The RSD project is introduced as the students move towards the end of their academic programme. This project lasts eight to ten weeks and brings perspective on systems thinking and its relation to design. This is offered to both undergraduate and post-graduate students. This project involves the application of the systems approach to a design problem. Theme-based projects are undertaken which can cover a wide range of problem areas. The emphasis is on the understanding of interrelationships that make a coherent whole.
Over the last decade, the course has evolved. It now deals with complex issues and wicked problems from a socio-cultural-economic-environmental perspective with a high level of ambiguity, uncertainty and complexity. Students work in groups and are facilitated to sustain complexity through various intermediate tools and frameworks. Live projects based on extensive fieldwork, complex systems modelling, design opportunity mapping and design interventions are carried out in trans-disciplinary design domains such as products, services, systems, policies, infrastructure, communication, social innovation etc.
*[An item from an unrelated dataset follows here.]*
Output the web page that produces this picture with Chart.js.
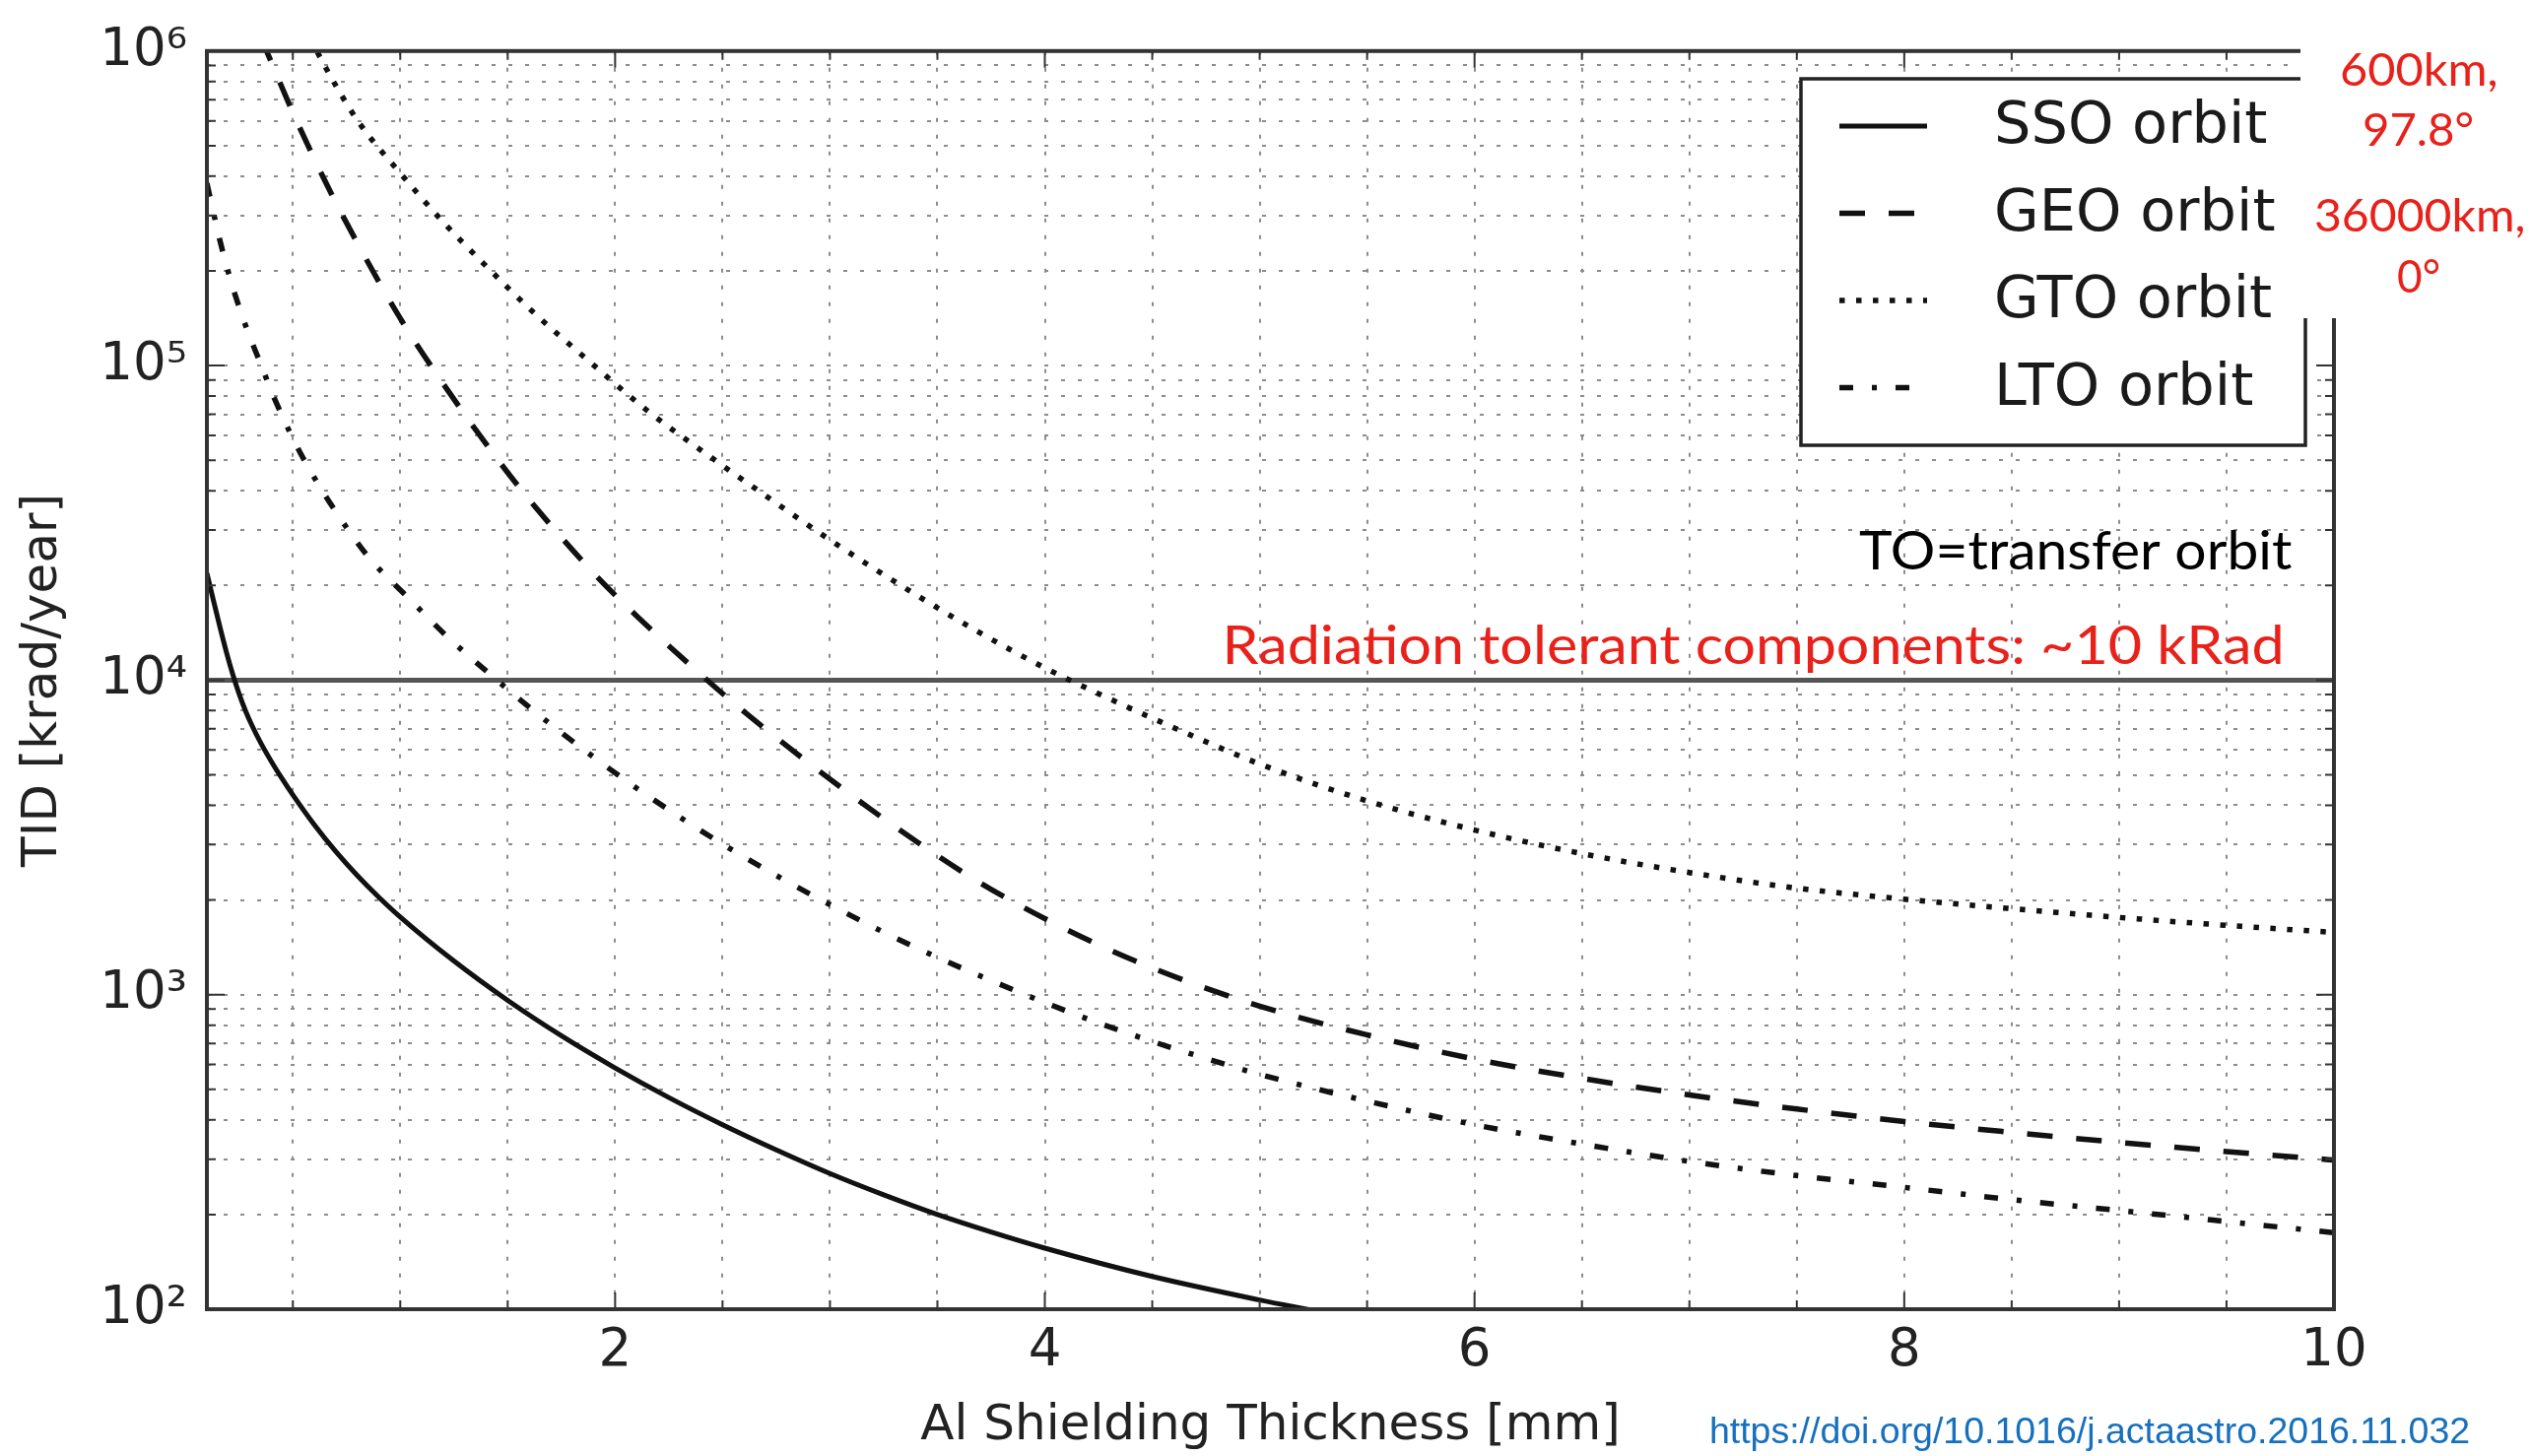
<!DOCTYPE html>
<html>
<head>
<meta charset="utf-8">
<script src="https://cdn.jsdelivr.net/npm/chart.js@4.4.1/dist/chart.umd.min.js"></script>
<style>
html,body{margin:0;padding:0;background:#fff;overflow:hidden}
#wrap{width:2569px;height:1478px;position:relative;background:#fff}
</style>
</head>
<body>
<div id="wrap"><canvas id="c" width="2569" height="1478"></canvas></div>
<script>
// ---------- data ----------
const seriesNames = ['SSO orbit', 'GEO orbit', 'GTO orbit', 'LTO orbit'];

const ssoThickness = [0.1, 0.13, 0.16, 0.19, 0.22, 0.25, 0.28, 0.31, 0.35, 0.4, 0.45, 0.5, 0.6, 0.7, 0.8, 0.9, 1.0, 1.25, 1.5, 1.75, 2.0, 2.25, 2.5, 2.75, 3.0, 3.25, 3.5, 3.75, 4.0, 4.5, 5.0, 5.2, 5.4];
const ssoTID       = [21880, 17970, 14810, 12330, 10450, 9040, 7980, 7170, 6330, 5515, 4860, 4315, 3467, 2851, 2393, 2042, 1766, 1279, 959, 740, 585, 471, 386, 321, 270, 231, 200, 176, 156.4, 127.1, 107, 100.5, 94.6];

const geoThickness = [0.35, 0.378, 0.5, 0.667, 0.8, 1.0, 1.2, 1.45, 1.6, 1.9, 2.1, 2.43, 2.6, 2.95, 3.33, 3.7, 4.1, 4.5, 5.0, 5.5, 6.0, 6.5, 7.0, 7.5, 8.0, 8.5, 9.0, 9.5, 10];
const geoTID       = [1109000, 1000000, 638000, 365600, 245500, 141300, 87500, 50650, 37500, 21880, 16000, 9977, 7943, 5140, 3319, 2265, 1611, 1216, 920, 745, 624, 542, 480, 433, 395, 365, 339, 317, 298];

const gtoThickness = [0.58, 0.63, 0.8, 1.0, 1.2, 1.4, 1.62, 1.87, 2.15, 2.48, 2.68, 3.0, 3.33, 3.68, 4.0, 4.25, 4.55, 5.0, 5.5, 6.0, 6.5, 7.0, 7.5, 8.0, 8.5, 9.0, 9.5, 10];
const gtoTID       = [1107000, 946000, 603000, 409000, 286000, 207000, 147600, 104500, 71900, 49200, 39450, 27900, 20000, 14370, 10940, 9057, 7311, 5414, 4130, 3338, 2809, 2445, 2181, 2012, 1877, 1760, 1661, 1578];

const ltoThickness = [0.1, 0.16, 0.2, 0.25, 0.3, 0.35, 0.4, 0.5, 0.6, 0.7, 0.85, 1.05, 1.22, 1.43, 1.63, 1.85, 2.07, 2.3, 2.53, 2.77, 3.0, 3.25, 3.5, 3.75, 4.0, 4.25, 4.5, 4.75, 5.0, 5.5, 6.0, 6.5, 7.0, 7.5, 8.0, 8.5, 9.0, 9.5, 10];
const ltoTID       = [380000, 251000, 197700, 153500, 123300, 101400, 82900, 58700, 44000, 34310, 24720, 17910, 13720, 10270, 7898, 6037, 4687, 3673, 2925, 2351, 1933, 1580, 1314, 1109, 944, 813, 710, 627, 558, 459, 386, 335, 295, 266, 244, 223, 206, 190, 175];

const toleranceThickness = [0.1, 10];
const toleranceTID = [10000, 10000];

const xTickLabels = [2, 4, 6, 8, 10];
const yTickValues = [100, 1000, 10000, 100000, 1000000];
const yTickLabels = ['10²', '10³', '10⁴', '10⁵', '10⁶'];

const xTitle = 'Al Shielding Thickness [mm]';
const yTitle = 'TID [krad/year]';
const noteTexts = ['TO=transfer orbit', 'Radiation tolerant components: ~10 kRad', '600km,', '97.8°', '36000km,', '0°', 'https://doi.org/10.1016/j.actaastro.2016.11.032'];

// ---------- helpers ----------
const pts = (xs, ys) => xs.map((x, i) => ({x: x, y: ys[i]}));
const xGrid = [];
for (let i = 1; i <= 20; i++) xGrid.push(i * 0.5);
const yGrid = [];
for (let e = 2; e <= 5; e++) for (let m = 1; m <= 9; m++) yGrid.push(m * Math.pow(10, e));
yGrid.push(1000000);

const INK = '#111';
const RED = 'rgb(232,33,26)';
const BLUE = '#1670be';

function fitText(ctx, text, font, color, left, right, baseline) {
  ctx.save();
  ctx.font = font;
  ctx.fillStyle = color;
  ctx.textAlign = 'left';
  ctx.textBaseline = 'alphabetic';
  const m = ctx.measureText(text);
  const ink = m.actualBoundingBoxLeft + m.actualBoundingBoxRight;
  const sx = (right - left) / ink;
  ctx.translate(left + m.actualBoundingBoxLeft * sx, baseline);
  ctx.scale(sx, 1);
  ctx.fillText(text, 0, 0);
  ctx.restore();
}

const decor = {
  id: 'decor',
  afterDraw(chart) {
    const ctx = chart.ctx;
    const a = chart.chartArea;
    const xs = chart.scales.x, ys = chart.scales.y;
    ctx.save();
    // inward tick marks
    ctx.strokeStyle = '#333';
    ctx.lineWidth = 2;
    ctx.setLineDash([]);
    ctx.beginPath();
    xs.ticks.forEach(t => {
      const px = xs.getPixelForValue(t.value);
      const len = xTickLabels.includes(t.value) ? 17 : 9;
      ctx.moveTo(px, a.bottom); ctx.lineTo(px, a.bottom - len);
      ctx.moveTo(px, a.top); ctx.lineTo(px, a.top + len);
    });
    ys.ticks.forEach(t => {
      const py = ys.getPixelForValue(t.value);
      const len = yTickValues.includes(t.value) ? 18 : 9;
      ctx.moveTo(a.left, py); ctx.lineTo(a.left + len, py);
      ctx.moveTo(a.right, py); ctx.lineTo(a.right - len, py);
    });
    ctx.stroke();
    // spines
    ctx.lineWidth = 4;
    ctx.strokeStyle = '#333';
    ctx.strokeRect(a.left, a.top, a.right - a.left, a.bottom - a.top);

    // legend
    const lx0 = 1828, ly0 = 80, lx1 = 2340, ly1 = 452;
    ctx.fillStyle = '#fff';
    ctx.fillRect(lx0, ly0, lx1 - lx0, ly1 - ly0);
    ctx.lineWidth = 3.5;
    ctx.strokeStyle = '#222';
    ctx.strokeRect(lx0, ly0, lx1 - lx0, ly1 - ly0);
    ctx.font = '59px "DejaVu Sans"';
    ctx.textAlign = 'left';
    ctx.textBaseline = 'middle';
    seriesNames.forEach((name, i) => {
      const ds = chart.data.datasets[i];
      const yy = 128 + i * 88.5;
      ctx.save();
      ctx.strokeStyle = ds.borderColor;
      ctx.lineWidth = ds.borderWidth;
      ctx.setLineDash(ds.borderDash || []);
      ctx.beginPath();
      ctx.moveTo(1867, yy);
      ctx.lineTo(1956, yy);
      ctx.stroke();
      ctx.restore();
      ctx.fillStyle = '#1a1a1a';
      ctx.fillText(name, 2024, yy + 2);
    });

    // white patch behind orbit notes
    ctx.fillStyle = '#fff';
    ctx.fillRect(2335, 0, 2569 - 2335, 323);

    // annotations
    fitText(ctx, noteTexts[0], '54px Lato', '#000', 1887, 2326, 578);
    fitText(ctx, noteTexts[1], '54px Lato', RED, 1245, 2315, 674);
    fitText(ctx, noteTexts[2], '46px Lato', RED, 2377, 2534, 87);
    fitText(ctx, noteTexts[3], '46px Lato', RED, 2400, 2510, 148);
    fitText(ctx, noteTexts[4], '46px Lato', RED, 2350, 2562, 235);
    fitText(ctx, noteTexts[5], '46px Lato', RED, 2434, 2476, 297);
    fitText(ctx, noteTexts[6], '36px "Liberation Sans"', BLUE, 1737, 2506, 1465);
    ctx.restore();
  }
};

const common = {pointRadius: 0, pointHoverRadius: 0, fill: false, borderColor: INK, cubicInterpolationMode: 'monotone', borderCapStyle: 'butt'};

new Chart(document.getElementById('c'), {
  type: 'line',
  data: {
    datasets: [
      Object.assign({label: seriesNames[0], data: pts(ssoThickness, ssoTID), borderWidth: 5, borderDash: []}, common),
      Object.assign({label: seriesNames[1], data: pts(geoThickness, geoTID), borderWidth: 5.5, borderDash: [26, 24]}, common),
      Object.assign({label: seriesNames[2], data: pts(gtoThickness, gtoTID), borderWidth: 5.5, borderDash: [5.5, 11.5]}, common),
      Object.assign({label: seriesNames[3], data: pts(ltoThickness, ltoTID), borderWidth: 5.5, borderDash: [14, 19, 5, 19]}, common),
      {label: 'tolerance', data: pts(toleranceThickness, toleranceTID), borderWidth: 5, borderColor: '#555', pointRadius: 0, fill: false, tension: 0}
    ]
  },
  options: {
    responsive: false,
    animation: false,
    devicePixelRatio: 1,
    layout: {padding: {left: 0, top: 49, right: 200, bottom: 0}},
    plugins: {legend: {display: false}, tooltip: {enabled: false}},
    scales: {
      x: {
        type: 'linear', min: 0.1, max: 10,
        afterBuildTicks: s => { s.ticks = xGrid.map(v => ({value: v})); },
        afterFit: s => { s.height = 149; },
        ticks: {autoSkip: false, maxRotation: 0, minRotation: 0, padding: 11, color: '#222',
          font: {family: 'DejaVu Sans', size: 53},
          callback: v => xTickLabels.includes(v) ? String(v) : ''},
        grid: {color: '#8c8c8c', lineWidth: 2, drawTicks: false},
        border: {display: false, dash: [4, 13]},
        title: {display: true, text: xTitle, color: '#222', font: {family: 'DejaVu Sans', size: 50}, padding: {top: 0, bottom: 0}}
      },
      y: {
        type: 'logarithmic', min: 100, max: 1000000,
        afterBuildTicks: s => { s.ticks = yGrid.map(v => ({value: v})); },
        afterFit: s => { s.width = 210; },
        ticks: {autoSkip: false, padding: 20, color: '#222',
          font: {family: 'DejaVu Sans', size: 53},
          callback: v => { const k = yTickValues.indexOf(v); return k >= 0 ? yTickLabels[k] : ''; }},
        grid: {color: '#8c8c8c', lineWidth: 2, drawTicks: false},
        border: {display: false, dash: [4, 13]},
        title: {display: true, text: yTitle, color: '#222', font: {family: 'DejaVu Sans', size: 50}, padding: {top: 14, bottom: 0}}
      }
    }
  },
  plugins: [decor]
});
</script>
</body>
</html>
The programme has been very enriching for the students, faculty, and the institute as a whole to open up to the vastness of design and what design can do in almost any field. It also brings individuals empathy, humility, modesty, patience, confidence, and ethics. Students become active thinkers making compelling arguments through engaging formats that best communicate their ideas through visual mapping. They also maintain blogs to reflect on and share their process and ideas. The educational framework for systems design is reflective, evolving, transdisciplinary, and occurs at various levels.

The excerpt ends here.